A las once horas, comenzó la misa solemne por el rito católico, que fue oficiada de pontifical y mitra blanca por el doctor Poynter, coadjutor del Obispo católico de Londres. Las capillas musicales de las embajadas de España y Portugal interpretaron el Réquiem en re menor de Mozart, así como el Oficio de Difuntos. La parte instrumental estuvo dirigida por Spagnoletti, y la parte vocal por Lanza. El ambiente excitaba al mayor dolor, recogimiento y profundo silencio. Finalizada la ceremonia religiosa a las dos de la tarde, el féretro fue sacado entre seis personas y colocado en una carroza fúnebre grande, cerrada y con cristales. Seguidamente, el cortejo se puso en marcha hacia Westminster, acompañado por un concurso inmenso de personas durante las más de dos horas que duró el recorrido. Al llegar a la Abadía, los restos mortales fueron recibidos en la puerta oeste por el Deán, doctor Vincent, a la cabeza del clero y al son de la música militar. De inmediato, se formó una procesión precedida por los clérigos, que se dirigió hacia la capilla de Enrique VII mientras que el coro entonaba parte de los Salmos del Oficio de Difuntos, con acompañamiento de órgano. Luego, se leyó un corto servicio fúnebre; se quitaron del ataúd las insignias del duque; y el cadáver fue depositado en la cripta llamada de Ormond, que fue la misma en la que reposaron temporalmente los restos del gran duque de Marlborough. Tras una breve pausa, el servicio religioso se cerró con otro himno y un breve oficio fúnebre, concluyendo el acto hacia las cuatro y media de la tarde.

Desde los funerales del almirante Nelson, la ciudad de Londres no había vivido una ceremonia tan noble y conmovedora como la del entierro provisional del Duque de Alburquerque. Todo tuvo un aspecto imponente y solemne. Fue así como los británicos quisieron rendir el más alto homenaje a un personaje ilustre, que se distinguió por su patriotismo y por la defensa de la causa común, en la que luchaban aliados el Reino Unido y el Reino de España, cuya nación se hallaba empeñada, desde hacía tres años, en una guerra terrible contra las tropas napoleónicas, y manifestaba en todo momento una constancia y un ardor admirables.

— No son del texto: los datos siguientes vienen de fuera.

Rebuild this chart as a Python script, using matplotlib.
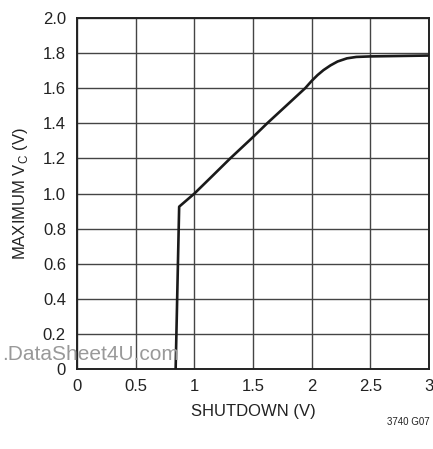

En la mañana del siguiente 3 de abril, se celebraron en la iglesia de los Carmelitas Descalzos de la ciudad de Cádiz las exequias en sufragio del alma del difunto, que dispuso y costeó la viuda, Escolástica Gutiérrez de los Ríos. Con asistencia de ministros y personajes extranjeros y nacionales, la función solemne estuvo acompañada por salvas de artillería y descargas de fusilería de las Guardias Españolas, los Voluntarios distinguidos de Cádiz, y los Regimientos de la Patria, Guadix, y España; así como por sus músicas, que tocaron canciones patrióticas.

Atendiendo a los deseos manifestados por la duquesa de que su difunto marido fuese sepultado en el gaditano convento del Carmen Descalzo, la Regencia del Reino dispuso lo conveniente el 8 de abril de 1811. Para ello, partió rumbo a Inglaterra el navío de guerra español Asia al mando del brigadier de la Armada Anselmo Gomendio, que arribó a Portsmouth, donde llegó desde Londres el cadáver de Alburquerque. El buque fondeó en la bahía de Cádiz el 17 de agosto de 1811, y los restos mortales fueron depositados en el panteón carmelitano cinco días después.